* DIRECTIONS:
Repeat the records below exactly, leaving out every picture.
* Start GIVEN RECORDS *
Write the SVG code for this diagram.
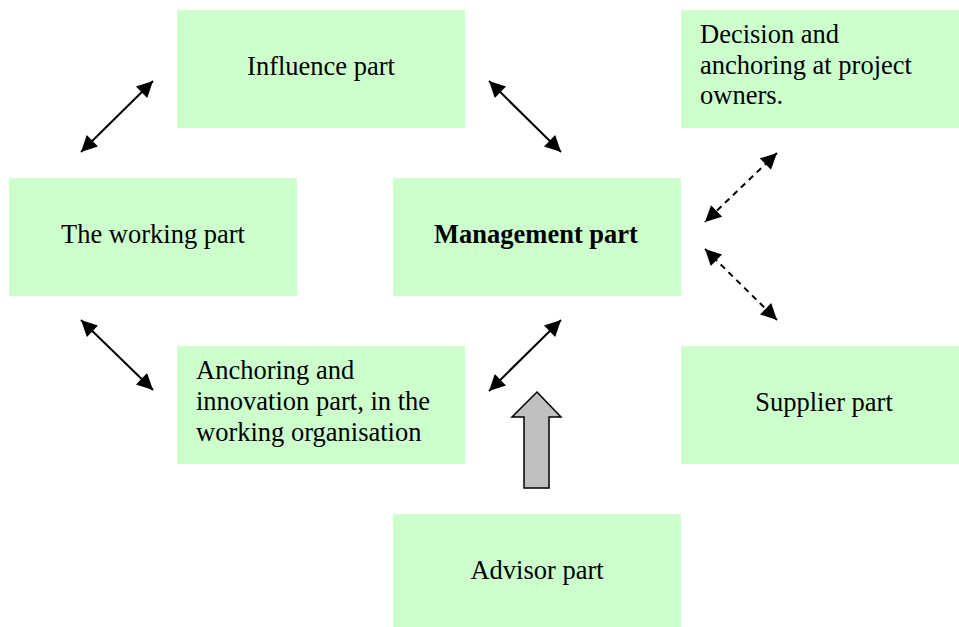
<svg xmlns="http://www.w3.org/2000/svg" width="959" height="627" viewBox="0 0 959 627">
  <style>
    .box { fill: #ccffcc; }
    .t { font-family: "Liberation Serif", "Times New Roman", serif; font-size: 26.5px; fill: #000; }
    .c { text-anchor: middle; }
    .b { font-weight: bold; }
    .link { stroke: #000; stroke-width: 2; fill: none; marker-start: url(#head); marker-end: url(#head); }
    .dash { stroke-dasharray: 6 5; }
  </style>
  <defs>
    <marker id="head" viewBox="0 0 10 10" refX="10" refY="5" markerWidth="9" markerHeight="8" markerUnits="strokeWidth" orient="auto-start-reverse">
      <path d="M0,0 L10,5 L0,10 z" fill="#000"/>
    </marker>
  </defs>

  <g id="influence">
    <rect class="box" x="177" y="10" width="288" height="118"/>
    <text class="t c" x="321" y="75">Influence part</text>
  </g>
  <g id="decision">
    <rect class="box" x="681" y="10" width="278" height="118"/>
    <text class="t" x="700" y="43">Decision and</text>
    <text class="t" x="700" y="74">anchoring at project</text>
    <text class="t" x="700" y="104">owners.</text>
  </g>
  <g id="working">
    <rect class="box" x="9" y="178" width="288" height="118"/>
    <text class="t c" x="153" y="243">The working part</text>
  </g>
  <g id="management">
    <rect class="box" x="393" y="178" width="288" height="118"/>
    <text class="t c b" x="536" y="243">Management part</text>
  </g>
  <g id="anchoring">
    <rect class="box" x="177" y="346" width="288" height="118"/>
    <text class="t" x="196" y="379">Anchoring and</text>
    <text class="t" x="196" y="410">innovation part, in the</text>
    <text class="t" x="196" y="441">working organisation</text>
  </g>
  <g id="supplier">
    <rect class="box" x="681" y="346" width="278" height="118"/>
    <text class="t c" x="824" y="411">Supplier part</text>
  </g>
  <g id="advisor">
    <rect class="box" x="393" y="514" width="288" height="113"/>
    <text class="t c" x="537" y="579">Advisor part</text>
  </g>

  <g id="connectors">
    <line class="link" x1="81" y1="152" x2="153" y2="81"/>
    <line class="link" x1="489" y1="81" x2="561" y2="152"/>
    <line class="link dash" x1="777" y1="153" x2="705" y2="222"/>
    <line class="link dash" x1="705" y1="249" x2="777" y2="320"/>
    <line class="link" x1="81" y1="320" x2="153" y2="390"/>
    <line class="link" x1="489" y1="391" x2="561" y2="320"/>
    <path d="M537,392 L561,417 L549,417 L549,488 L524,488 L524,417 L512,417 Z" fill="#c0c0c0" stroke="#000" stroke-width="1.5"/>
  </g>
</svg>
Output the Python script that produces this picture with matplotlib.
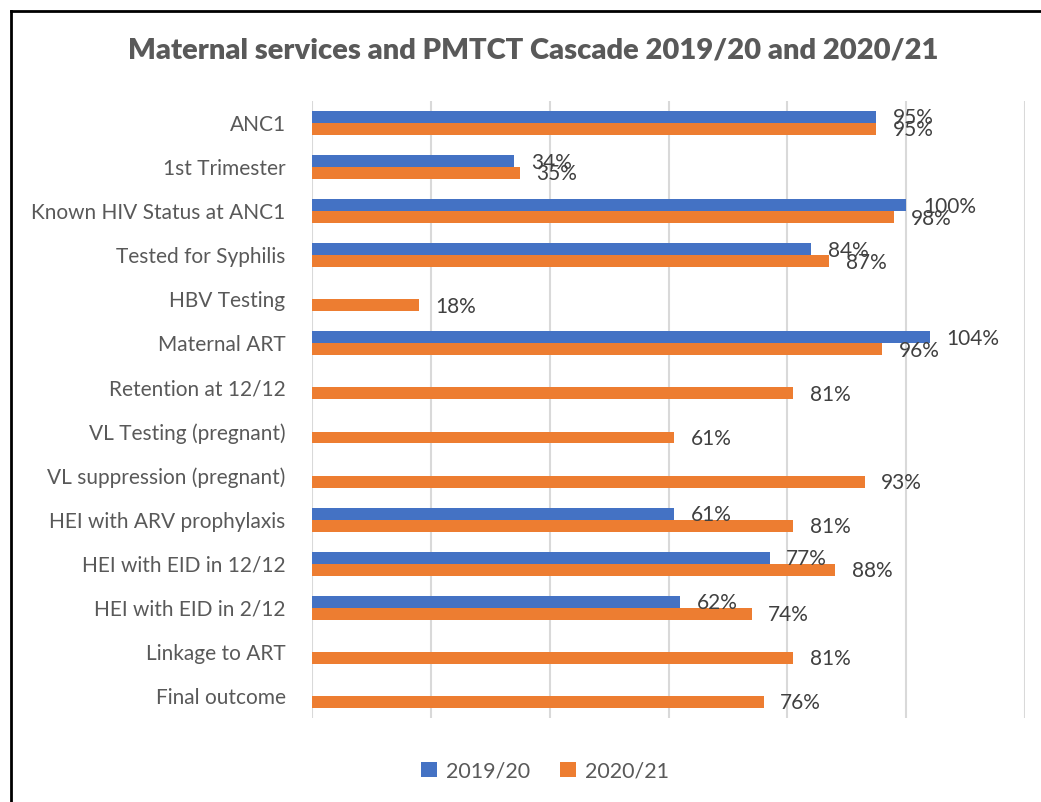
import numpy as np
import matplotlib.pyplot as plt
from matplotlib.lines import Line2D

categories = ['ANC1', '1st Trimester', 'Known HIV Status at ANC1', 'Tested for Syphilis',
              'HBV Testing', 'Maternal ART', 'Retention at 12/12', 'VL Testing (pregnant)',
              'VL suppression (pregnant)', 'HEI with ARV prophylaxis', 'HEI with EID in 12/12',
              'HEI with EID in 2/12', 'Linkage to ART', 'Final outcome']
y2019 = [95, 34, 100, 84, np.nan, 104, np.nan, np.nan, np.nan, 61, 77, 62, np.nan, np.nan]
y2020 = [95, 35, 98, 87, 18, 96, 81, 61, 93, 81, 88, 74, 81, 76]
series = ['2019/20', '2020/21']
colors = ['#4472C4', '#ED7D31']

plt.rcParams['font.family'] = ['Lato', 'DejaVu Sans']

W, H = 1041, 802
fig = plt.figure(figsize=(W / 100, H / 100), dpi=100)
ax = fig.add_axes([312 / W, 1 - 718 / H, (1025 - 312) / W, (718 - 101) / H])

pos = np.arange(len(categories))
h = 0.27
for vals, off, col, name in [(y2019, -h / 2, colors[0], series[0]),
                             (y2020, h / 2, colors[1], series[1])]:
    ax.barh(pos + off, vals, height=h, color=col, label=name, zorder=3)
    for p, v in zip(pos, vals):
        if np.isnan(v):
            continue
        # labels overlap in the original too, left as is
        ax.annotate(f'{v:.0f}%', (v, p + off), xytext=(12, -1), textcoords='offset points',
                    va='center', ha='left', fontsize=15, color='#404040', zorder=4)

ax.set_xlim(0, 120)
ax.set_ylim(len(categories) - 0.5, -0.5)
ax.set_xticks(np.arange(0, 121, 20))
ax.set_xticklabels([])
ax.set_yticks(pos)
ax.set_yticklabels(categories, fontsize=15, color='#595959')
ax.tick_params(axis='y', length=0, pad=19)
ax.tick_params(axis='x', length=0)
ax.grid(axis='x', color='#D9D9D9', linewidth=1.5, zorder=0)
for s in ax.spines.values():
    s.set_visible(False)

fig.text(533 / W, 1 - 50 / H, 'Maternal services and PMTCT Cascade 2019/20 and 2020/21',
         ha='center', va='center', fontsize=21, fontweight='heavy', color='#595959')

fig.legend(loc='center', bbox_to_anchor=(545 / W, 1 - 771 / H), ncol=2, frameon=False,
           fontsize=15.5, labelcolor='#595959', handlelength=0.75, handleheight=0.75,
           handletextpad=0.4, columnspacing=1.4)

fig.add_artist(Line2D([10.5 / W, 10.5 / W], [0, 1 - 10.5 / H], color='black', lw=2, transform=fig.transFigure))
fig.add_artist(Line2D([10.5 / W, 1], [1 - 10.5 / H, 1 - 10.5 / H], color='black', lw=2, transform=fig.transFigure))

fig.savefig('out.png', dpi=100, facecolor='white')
* End GIVEN RECORDS *
* COMPLETED EXERCISE:
Write the SVG code for this diagram.
<svg xmlns="http://www.w3.org/2000/svg" width="959" height="627" viewBox="0 0 959 627">
  <style>
    .box { fill: #ccffcc; }
    .t { font-family: "Liberation Serif", "Times New Roman", serif; font-size: 26.5px; fill: #000; }
    .c { text-anchor: middle; }
    .b { font-weight: bold; }
    .link { stroke: #000; stroke-width: 2; fill: none; marker-start: url(#head); marker-end: url(#head); }
    .dash { stroke-dasharray: 6 5; }
  </style>
  <defs>
    <marker id="head" viewBox="0 0 10 10" refX="10" refY="5" markerWidth="9" markerHeight="8" markerUnits="strokeWidth" orient="auto-start-reverse">
      <path d="M0,0 L10,5 L0,10 z" fill="#000"/>
    </marker>
  </defs>

  <g id="influence">
    <rect class="box" x="177" y="10" width="288" height="118"/>
    <text class="t c" x="321" y="75">Influence part</text>
  </g>
  <g id="decision">
    <rect class="box" x="681" y="10" width="278" height="118"/>
    <text class="t" x="700" y="43">Decision and</text>
    <text class="t" x="700" y="74">anchoring at project</text>
    <text class="t" x="700" y="104">owners.</text>
  </g>
  <g id="working">
    <rect class="box" x="9" y="178" width="288" height="118"/>
    <text class="t c" x="153" y="243">The working part</text>
  </g>
  <g id="management">
    <rect class="box" x="393" y="178" width="288" height="118"/>
    <text class="t c b" x="536" y="243">Management part</text>
  </g>
  <g id="anchoring">
    <rect class="box" x="177" y="346" width="288" height="118"/>
    <text class="t" x="196" y="379">Anchoring and</text>
    <text class="t" x="196" y="410">innovation part, in the</text>
    <text class="t" x="196" y="441">working organisation</text>
  </g>
  <g id="supplier">
    <rect class="box" x="681" y="346" width="278" height="118"/>
    <text class="t c" x="824" y="411">Supplier part</text>
  </g>
  <g id="advisor">
    <rect class="box" x="393" y="514" width="288" height="113"/>
    <text class="t c" x="537" y="579">Advisor part</text>
  </g>

  <g id="connectors">
    <line class="link" x1="81" y1="152" x2="153" y2="81"/>
    <line class="link" x1="489" y1="81" x2="561" y2="152"/>
    <line class="link dash" x1="777" y1="153" x2="705" y2="222"/>
    <line class="link dash" x1="705" y1="249" x2="777" y2="320"/>
    <line class="link" x1="81" y1="320" x2="153" y2="390"/>
    <line class="link" x1="489" y1="391" x2="561" y2="320"/>
    <path d="M537,392 L561,417 L549,417 L549,488 L524,488 L524,417 L512,417 Z" fill="#c0c0c0" stroke="#000" stroke-width="1.5"/>
  </g>
</svg>
Output the Python script that produces this picture with matplotlib.
import numpy as np
import matplotlib.pyplot as plt
from matplotlib.lines import Line2D

categories = ['ANC1', '1st Trimester', 'Known HIV Status at ANC1', 'Tested for Syphilis',
              'HBV Testing', 'Maternal ART', 'Retention at 12/12', 'VL Testing (pregnant)',
              'VL suppression (pregnant)', 'HEI with ARV prophylaxis', 'HEI with EID in 12/12',
              'HEI with EID in 2/12', 'Linkage to ART', 'Final outcome']
y2019 = [95, 34, 100, 84, np.nan, 104, np.nan, np.nan, np.nan, 61, 77, 62, np.nan, np.nan]
y2020 = [95, 35, 98, 87, 18, 96, 81, 61, 93, 81, 88, 74, 81, 76]
series = ['2019/20', '2020/21']
colors = ['#4472C4', '#ED7D31']

plt.rcParams['font.family'] = ['Lato', 'DejaVu Sans']

W, H = 1041, 802
fig = plt.figure(figsize=(W / 100, H / 100), dpi=100)
ax = fig.add_axes([312 / W, 1 - 718 / H, (1025 - 312) / W, (718 - 101) / H])

pos = np.arange(len(categories))
h = 0.27
for vals, off, col, name in [(y2019, -h / 2, colors[0], series[0]),
                             (y2020, h / 2, colors[1], series[1])]:
    ax.barh(pos + off, vals, height=h, color=col, label=name, zorder=3)
    for p, v in zip(pos, vals):
        if np.isnan(v):
            continue
        # labels overlap in the original too, left as is
        ax.annotate(f'{v:.0f}%', (v, p + off), xytext=(12, -1), textcoords='offset points',
                    va='center', ha='left', fontsize=15, color='#404040', zorder=4)

ax.set_xlim(0, 120)
ax.set_ylim(len(categories) - 0.5, -0.5)
ax.set_xticks(np.arange(0, 121, 20))
ax.set_xticklabels([])
ax.set_yticks(pos)
ax.set_yticklabels(categories, fontsize=15, color='#595959')
ax.tick_params(axis='y', length=0, pad=19)
ax.tick_params(axis='x', length=0)
ax.grid(axis='x', color='#D9D9D9', linewidth=1.5, zorder=0)
for s in ax.spines.values():
    s.set_visible(False)

fig.text(533 / W, 1 - 50 / H, 'Maternal services and PMTCT Cascade 2019/20 and 2020/21',
         ha='center', va='center', fontsize=21, fontweight='heavy', color='#595959')

fig.legend(loc='center', bbox_to_anchor=(545 / W, 1 - 771 / H), ncol=2, frameon=False,
           fontsize=15.5, labelcolor='#595959', handlelength=0.75, handleheight=0.75,
           handletextpad=0.4, columnspacing=1.4)

fig.add_artist(Line2D([10.5 / W, 10.5 / W], [0, 1 - 10.5 / H], color='black', lw=2, transform=fig.transFigure))
fig.add_artist(Line2D([10.5 / W, 1], [1 - 10.5 / H, 1 - 10.5 / H], color='black', lw=2, transform=fig.transFigure))

fig.savefig('out.png', dpi=100, facecolor='white')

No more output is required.